▶ _Exercise_:
Output the material word for word. Leave each picture out.

▶ _Exercise materials_:
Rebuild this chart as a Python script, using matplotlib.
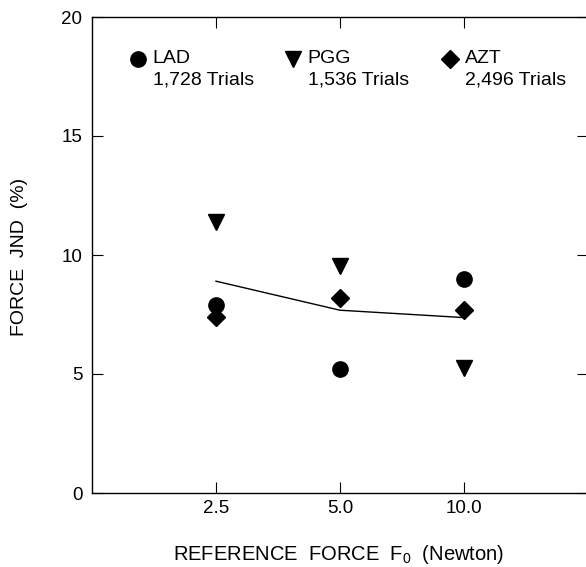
import matplotlib
matplotlib.use("Agg")
import matplotlib.pyplot as plt

plt.rcParams['font.family'] = ['Liberation Sans', 'DejaVu Sans']
plt.rcParams['mathtext.fontset'] = 'custom'
plt.rcParams['mathtext.rm'] = 'Liberation Sans'
plt.rcParams['mathtext.it'] = 'Liberation Sans'

# Data
force_labels = ["2.5", "5.0", "10.0"]
x_pos = [1, 2, 3]
lad = [7.9, 5.2, 9.0]
pgg = [11.4, 9.55, 5.25]
azt = [7.4, 8.2, 7.7]
mean_jnd = [8.9, 7.68, 7.37]

subjects = ["LAD", "PGG", "AZT"]
trials = ["1,728 Trials", "1,536 Trials", "2,496 Trials"]
markers = ["o", "v", "D"]
msizes = [11, 11, 9]

W, H = 586, 567
fig = plt.figure(figsize=(W / 100, H / 100), dpi=100)
ax = fig.add_axes([92 / W, (H - 493) / H, (588 - 92) / W, (493 - 17) / H])

ax.plot(x_pos, mean_jnd, color="black", lw=1.0, zorder=2)
for vals, m, s in zip([lad, pgg, azt], markers, msizes):
    ax.plot(x_pos, vals, linestyle="none", marker=m, markersize=s,
            color="black", zorder=3)

# Legend-like annotations
leg_x_marker = [0.37, 1.62, 2.89]
leg_x_text = [0.49, 1.74, 3.01]
for xm, xt, m, s, name, tr in zip(leg_x_marker, leg_x_text, markers, msizes, subjects, trials):
    ax.plot([xm], [18.24], linestyle="none", marker=m, markersize=s, color="black", clip_on=False)
    ax.text(xt, 18.24, name, fontsize=14, va="center", ha="left")
    ax.text(xt, 17.35, tr, fontsize=14, va="center", ha="left")

ax.set_xlim(0, 4)
ax.set_ylim(0, 20)
ax.set_xticks(x_pos)
ax.set_xticklabels(force_labels)
ax.set_yticks([0, 5, 10, 15, 20])
ax.tick_params(direction="in", length=8, width=0.8, labelsize=13.5,
               top=True, right=True)
ax.tick_params(axis="x", pad=5)
ax.tick_params(axis="y", pad=7)
for sp in ax.spines.values():
    sp.set_linewidth(1.0)

fig.text(20 / W, 1 - 257 / H, "FORCE  JND  (%)", fontsize=14, rotation=90,
         ha="center", va="center")
fig.text(339 / W, 1 - 560 / H, r"REFERENCE  FORCE  F$_0$  (Newton)", fontsize=14.5,
         ha="center", va="baseline")

fig.savefig("out.png", dpi=100)
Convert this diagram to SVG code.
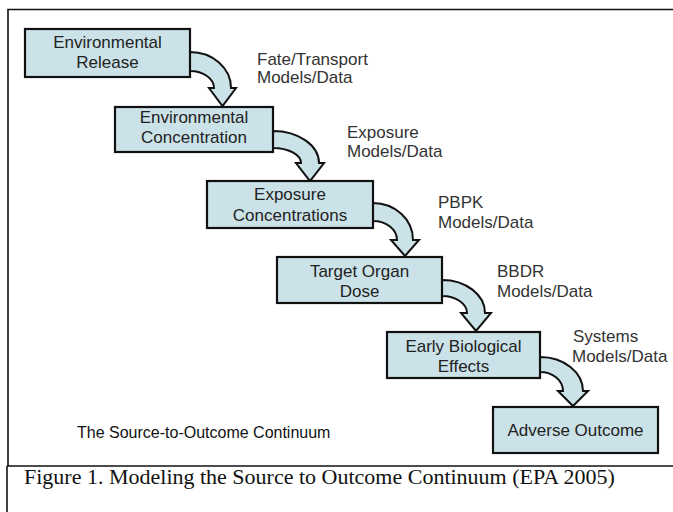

▶ _Completed exercise_:
Rebuild this chart as a Python script, using matplotlib.
import matplotlib
matplotlib.use("Agg")
import matplotlib.pyplot as plt

plt.rcParams['font.family'] = ['Liberation Sans', 'DejaVu Sans']
plt.rcParams['mathtext.fontset'] = 'custom'
plt.rcParams['mathtext.rm'] = 'Liberation Sans'
plt.rcParams['mathtext.it'] = 'Liberation Sans'

# Data
force_labels = ["2.5", "5.0", "10.0"]
x_pos = [1, 2, 3]
lad = [7.9, 5.2, 9.0]
pgg = [11.4, 9.55, 5.25]
azt = [7.4, 8.2, 7.7]
mean_jnd = [8.9, 7.68, 7.37]

subjects = ["LAD", "PGG", "AZT"]
trials = ["1,728 Trials", "1,536 Trials", "2,496 Trials"]
markers = ["o", "v", "D"]
msizes = [11, 11, 9]

W, H = 586, 567
fig = plt.figure(figsize=(W / 100, H / 100), dpi=100)
ax = fig.add_axes([92 / W, (H - 493) / H, (588 - 92) / W, (493 - 17) / H])

ax.plot(x_pos, mean_jnd, color="black", lw=1.0, zorder=2)
for vals, m, s in zip([lad, pgg, azt], markers, msizes):
    ax.plot(x_pos, vals, linestyle="none", marker=m, markersize=s,
            color="black", zorder=3)

# Legend-like annotations
leg_x_marker = [0.37, 1.62, 2.89]
leg_x_text = [0.49, 1.74, 3.01]
for xm, xt, m, s, name, tr in zip(leg_x_marker, leg_x_text, markers, msizes, subjects, trials):
    ax.plot([xm], [18.24], linestyle="none", marker=m, markersize=s, color="black", clip_on=False)
    ax.text(xt, 18.24, name, fontsize=14, va="center", ha="left")
    ax.text(xt, 17.35, tr, fontsize=14, va="center", ha="left")

ax.set_xlim(0, 4)
ax.set_ylim(0, 20)
ax.set_xticks(x_pos)
ax.set_xticklabels(force_labels)
ax.set_yticks([0, 5, 10, 15, 20])
ax.tick_params(direction="in", length=8, width=0.8, labelsize=13.5,
               top=True, right=True)
ax.tick_params(axis="x", pad=5)
ax.tick_params(axis="y", pad=7)
for sp in ax.spines.values():
    sp.set_linewidth(1.0)

fig.text(20 / W, 1 - 257 / H, "FORCE  JND  (%)", fontsize=14, rotation=90,
         ha="center", va="center")
fig.text(339 / W, 1 - 560 / H, r"REFERENCE  FORCE  F$_0$  (Newton)", fontsize=14.5,
         ha="center", va="baseline")

fig.savefig("out.png", dpi=100)
Convert this diagram to SVG code.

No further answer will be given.